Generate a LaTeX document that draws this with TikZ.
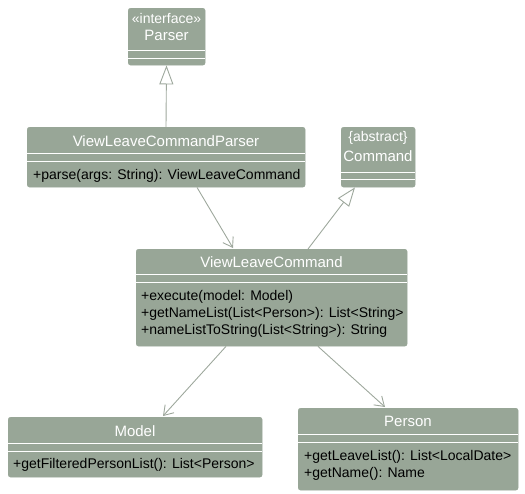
\documentclass[tikz,border=0pt]{standalone}
\usepackage{fontspec}
\setmainfont{Liberation Sans}
\usetikzlibrary{arrows.meta,calc}
\definecolor{boxfill}{HTML}{98A697}
\definecolor{linec}{HTML}{9EA89D}
\tikzset{
  cls/.style={draw=boxfill, fill=boxfill, rounded corners=2.5pt, anchor=north west, inner sep=0pt},
  sep/.style={draw=white, line width=0.9pt},
  ttl/.style={text=white, font=\fontsize{15}{17}\selectfont, anchor=center, inner sep=0pt},
  ster/.style={text=white, font=\fontsize{14}{16}\selectfont, anchor=center, inner sep=0pt},
  mth/.style={text=black, font=\fontsize{14}{16}\selectfont, anchor=west, inner sep=0pt},
  dep/.style={draw=linec, line width=0.9pt, -{Straight Barb[length=9pt,width=12pt,line width=0.9pt]}},
  gen/.style={draw=linec, line width=0.9pt, -{Triangle[open,length=19pt,width=14pt,line width=0.9pt,fill=white]}}
}
\begin{document}
\begin{tikzpicture}[x=1pt,y=-1pt]
\useasboundingbox (0,0) rectangle (525,493);
% Parser
\node[cls, minimum width=77pt, minimum height=57pt] (parser) at (128,8) {};
\node[ster] (parserS) at (166.5,18.5) {«interface»};
\node[ttl] (parserT) at (166.5,35.5) {Parser};
\draw[sep] ($(parser.north west)+(0,42)$) -- ($(parser.north east)+(0,42)$);
\draw[sep] ($(parser.north west)+(0,50)$) -- ($(parser.north east)+(0,50)$);
% ViewLeaveCommandParser
\node[cls, minimum width=278pt, minimum height=60pt] (vlcp) at (27,127) {};
\node[ttl] (vlcpT) at (166,141) {ViewLeaveCommandParser};
\draw[sep] ($(vlcp.north west)+(0,26)$) -- ($(vlcp.north east)+(0,26)$);
\draw[sep] ($(vlcp.north west)+(0,34)$) -- ($(vlcp.north east)+(0,34)$);
\node[mth] (vlcpM) at (33,176) {+parse(args: String): ViewLeaveCommand};
% Command
\node[cls, minimum width=74pt, minimum height=60pt] (cmd) at (341,127) {};
\node[ster] (cmdS) at (378,137.5) {\{abstract\}};
\node[ttl] (cmdT) at (378,156.5) {Command};
\draw[sep] ($(cmd.north west)+(0,45)$) -- ($(cmd.north east)+(0,45)$);
\draw[sep] ($(cmd.north west)+(0,52)$) -- ($(cmd.north east)+(0,52)$);
% ViewLeaveCommand
\node[cls, minimum width=271pt, minimum height=97pt] (vlc) at (136,249) {};
\node[ttl] (vlcT) at (271.5,262) {ViewLeaveCommand};
\draw[sep] ($(vlc.north west)+(0,25)$) -- ($(vlc.north east)+(0,25)$);
\draw[sep] ($(vlc.north west)+(0,33)$) -- ($(vlc.north east)+(0,33)$);
\node[mth] (vlcM1) at (141,297) {+execute(model: Model)};
\node[mth] (vlcM2) at (141,314) {+getNameList(List<Person>): List<String>};
\node[mth] (vlcM3) at (141,331) {+nameListToString(List<String>): String};
% Model
\node[cls, minimum width=254pt, minimum height=60pt] (model) at (8,417) {};
\node[ttl] (modelT) at (135,431) {Model};
\draw[sep] ($(model.north west)+(0,26)$) -- ($(model.north east)+(0,26)$);
\draw[sep] ($(model.north west)+(0,34)$) -- ($(model.north east)+(0,34)$);
\node[mth] (modelM) at (13,465) {+getFilteredPersonList(): List<Person>};
% Person
\node[cls, minimum width=220pt, minimum height=82pt] (person) at (298,408) {};
\node[ttl] (personT) at (408,421) {Person};
\draw[sep] ($(person.north west)+(0,26)$) -- ($(person.north east)+(0,26)$);
\draw[sep] ($(person.north west)+(0,34)$) -- ($(person.north east)+(0,34)$);
\node[mth] (personM1) at (304,457) {+getLeaveList(): List<LocalDate>};
\node[mth] (personM2) at (304,474) {+getName(): Name};
% connectors
\draw[gen] ($(vlcp.north west)+(139,0)$) -- ($(parser.south west)+(38.5,0)$);
\draw[dep] ($(vlcp.south west)+(170,0)$) -- ($(vlc.north west)+(97,-1)$);
\draw[gen] ($(vlc.north west)+(172,0)$) -- ($(cmd.south west)+(14,0)$);
\draw[dep] ($(vlc.south west)+(90,0)$) -- ($(model.north west)+(155,-1)$);
\draw[dep] ($(vlc.south west)+(182,0)$) -- ($(person.north west)+(87,-1)$);
\end{tikzpicture}
\end{document}
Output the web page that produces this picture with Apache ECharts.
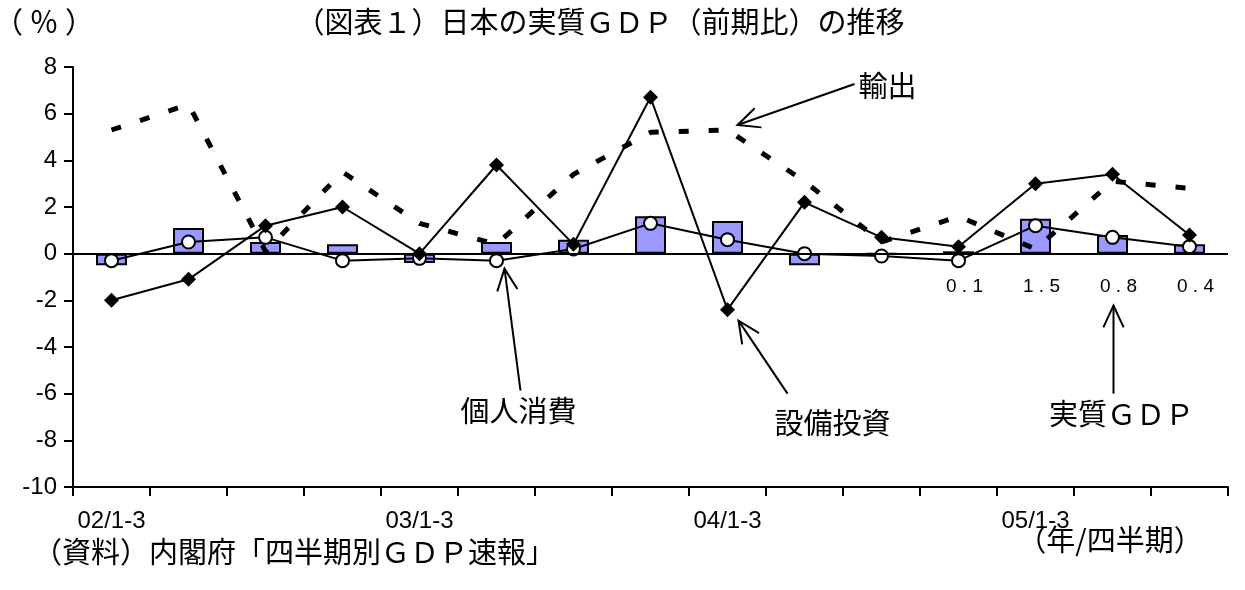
<!DOCTYPE html>
<html>
<head>
<meta charset="utf-8">
<script src="https://cdn.jsdelivr.net/npm/echarts@6/dist/echarts.min.js"></script>
<style>
  html, body { margin: 0; padding: 0; background: #ffffff; }
  #chart { width: 1245px; height: 590px; }
</style>
</head>
<body>
<div id="chart"></div>
<script>
// Quarterly growth rates, % change from previous quarter
const quarters = [
  '02/1-3', '02/4-6', '02/7-9', '02/10-12',
  '03/1-3', '03/4-6', '03/7-9', '03/10-12',
  '04/1-3', '04/4-6', '04/7-9', '04/10-12',
  '05/1-3', '05/4-6', '05/7-9'
];
const realGdp     = [-0.5, 1.1, 0.5, 0.4, -0.4, 0.5, 0.6, 1.6, 1.4, -0.5, 0.0, 0.1, 1.5, 0.8, 0.4];
const consumption = [-0.3, 0.5, 0.7, -0.3, -0.2, -0.3, 0.2, 1.3, 0.6, 0.0, -0.1, -0.3, 1.2, 0.7, 0.3];
const investment  = [-2.0, -1.1, 1.2, 2.0, 0.0, 3.8, 0.4, 6.7, -2.4, 2.2, 0.7, 0.3, 3.0, 3.4, 0.8];
const exportsGrowth = [5.3, 6.4, 0.1, 3.5, 1.3, 0.4, 3.4, 5.2, 5.3, 3.1, 0.5, 1.6, 0.2, 3.1, 2.8];
const yMin = -10, yMax = 8, yStep = 2;
const labelledBars = 4; // the most recent quarters show their GDP value

const CJK = '"Noto Sans CJK JP", "Noto Sans", sans-serif';
const LAT = '"Liberation Sans", Arial, sans-serif';
const CJK_SIZE = 29;

const chart = echarts.init(document.getElementById('chart'), null, { renderer: 'canvas' });

const barData = realGdp.map((v, i) => {
  if (i >= realGdp.length - labelledBars) {
    return { value: v, label: { show: true } };
  }
  return v;
});

chart.setOption({
  animation: false,
  backgroundColor: '#ffffff',
  grid: { left: 73, right: 17, top: 67, bottom: 103, containLabel: false },
  xAxis: {
    type: 'category',
    data: quarters,
    boundaryGap: true,
    axisLine: { onZero: false, lineStyle: { color: '#000', width: 2 } },
    axisTick: { show: true, interval: 0, length: 9, lineStyle: { color: '#000', width: 2 } },
    axisLabel: { interval: 3, color: '#000', fontFamily: LAT, fontSize: 24, margin: 22 },
    splitLine: { show: false }
  },
  yAxis: {
    type: 'value',
    min: yMin, max: yMax, interval: yStep,
    axisLine: { show: true, lineStyle: { color: '#000', width: 2 } },
    axisTick: { show: true, length: 9, lineStyle: { color: '#000', width: 2 } },
    axisLabel: { color: '#000', fontFamily: LAT, fontSize: 24, margin: 16 },
    splitLine: { show: false }
  },
  series: [
    {
      name: '実質GDP',
      type: 'bar',
      data: barData,
      barWidth: 31,
      itemStyle: { color: '#9999FF', borderColor: '#000', borderWidth: 2 },
      label: {
        show: false,
        position: 'bottom',
        distance: 24,
        offset: [6, 0],
        color: '#000',
        fontFamily: LAT,
        fontSize: 19,
        formatter: p => p.value.toFixed(1).split('').join(' ')
      },
      markLine: {
        silent: true,
        symbol: 'none',
        label: { show: false },
        lineStyle: { color: '#000', width: 2, type: 'solid' },
        data: [{ yAxis: 0 }]
      },
      z: 2
    },
    {
      name: '輸出',
      type: 'line',
      data: exportsGrowth,
      symbol: 'none',
      lineStyle: { color: '#000', width: 5, type: [10, 20], cap: 'butt' },
      z: 3
    },
    {
      name: '個人消費',
      type: 'line',
      data: consumption,
      symbol: 'circle',
      symbolSize: 13,
      showAllSymbol: true,
      lineStyle: { color: '#000', width: 2 },
      itemStyle: { color: '#ffffff', borderColor: '#000', borderWidth: 2 },
      z: 4
    },
    {
      name: '設備投資',
      type: 'line',
      data: investment,
      symbol: 'diamond',
      symbolSize: 15,
      showAllSymbol: true,
      lineStyle: { color: '#000', width: 2 },
      itemStyle: { color: '#000' },
      z: 5
    }
  ]
});

// Callout arrows anchored to points on the series
function pt(seriesIndex, i, value) {
  return chart.convertToPixel({ seriesIndex: seriesIndex }, [i, value]);
}

function arrow(tip, tail) {
  const dx = tail[0] - tip[0], dy = tail[1] - tip[1];
  const ang = Math.atan2(dy, dx);
  const len = 24, spread = 25 * Math.PI / 180;
  const a1 = [tip[0] + len * Math.cos(ang + spread), tip[1] + len * Math.sin(ang + spread)];
  const a2 = [tip[0] + len * Math.cos(ang - spread), tip[1] + len * Math.sin(ang - spread)];
  const stroke = { stroke: '#000', lineWidth: 2, fill: null };
  return [
    { type: 'polyline', shape: { points: [tip, tail] }, style: stroke, silent: true, z: 20 },
    { type: 'polyline', shape: { points: [a1, tip, a2] }, style: stroke, silent: true, z: 20 }
  ];
}

function label(text, x, y, align) {
  return {
    type: 'text', x: x, y: y, silent: true, z: 20,
    style: { text: text, fill: '#000', font: CJK_SIZE + 'px ' + CJK, textAlign: align || 'center', textVerticalAlign: 'middle' }
  };
}

const pExp = pt(1, 8, exportsGrowth[8]);
const pCon = pt(2, 5, consumption[5]);
const pInv = pt(3, 8, investment[8]);
const pGdp = pt(0, 13, 0);

const tipExp = [pExp[0] + 10, pExp[1] - 5];
const tipCon = [pCon[0] + 8, pCon[1] + 8];
const tipInv = [pInv[0] + 11, pInv[1] + 11];
const tipGdp = [pGdp[0] + 1, pGdp[1] + 52];

const graphics = [].concat(
  arrow(tipExp, [tipExp[0] + 117, tipExp[1] - 41]),
  arrow(tipCon, [tipCon[0] + 16, tipCon[1] + 122]),
  arrow(tipInv, [tipInv[0] + 49, tipInv[1] + 73]),
  arrow(tipGdp, [tipGdp[0], tipGdp[1] + 88]),
  [
    label('輸出', tipExp[0] + 121, tipExp[1] - 39, 'left'),
    label('個人消費', tipCon[0] + 14, tipCon[1] + 142),
    label('設備投資', tipInv[0] + 94, tipInv[1] + 102),
    label('実質ＧＤＰ', tipGdp[0] + 8, tipGdp[1] + 108),
    label('（ ％ ）', -6, 22, 'left'),
    label('（図表１）日本の実質ＧＤＰ（前期比）の推移', 600, 22),
    label('（資料）内閣府「四半期別ＧＤＰ速報」', 33, 552, 'left'),
    label('（年/四半期）', 1110, 540)
  ]
);

chart.setOption({ graphic: graphics });
</script>
</body>
</html>
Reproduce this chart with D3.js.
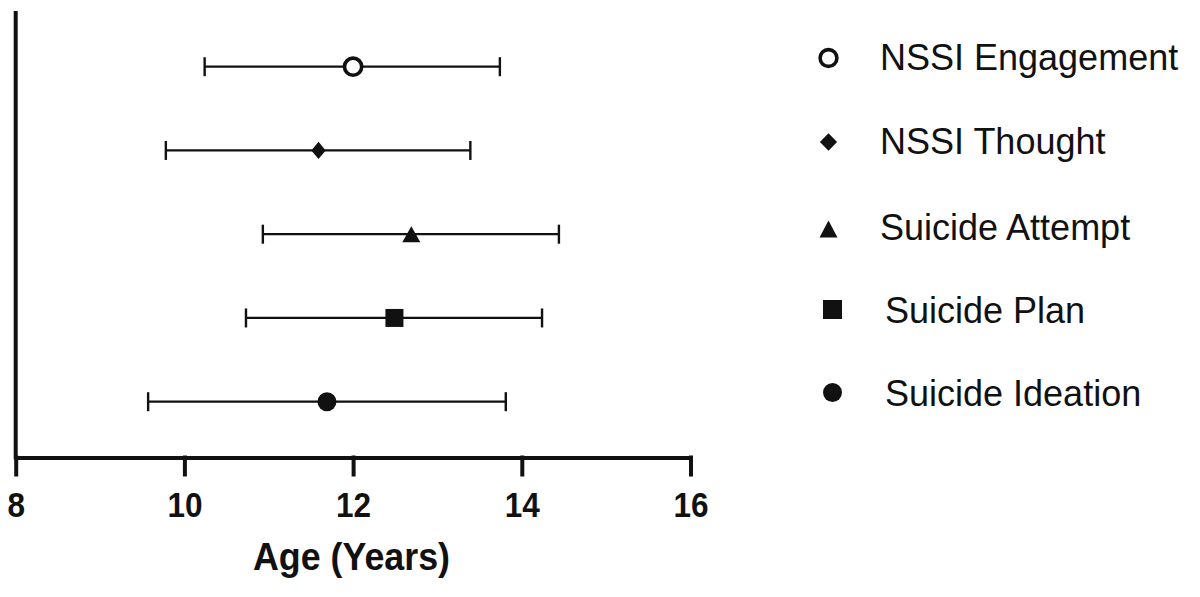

********************

**Exercise**
Using the listing, copy every line where the word "with" shows up.

**Correct result**
Generate a LaTeX document that draws this with TikZ.
Output the web page that produces this picture with Apache ECharts.
Reproduce this chart with D3.js.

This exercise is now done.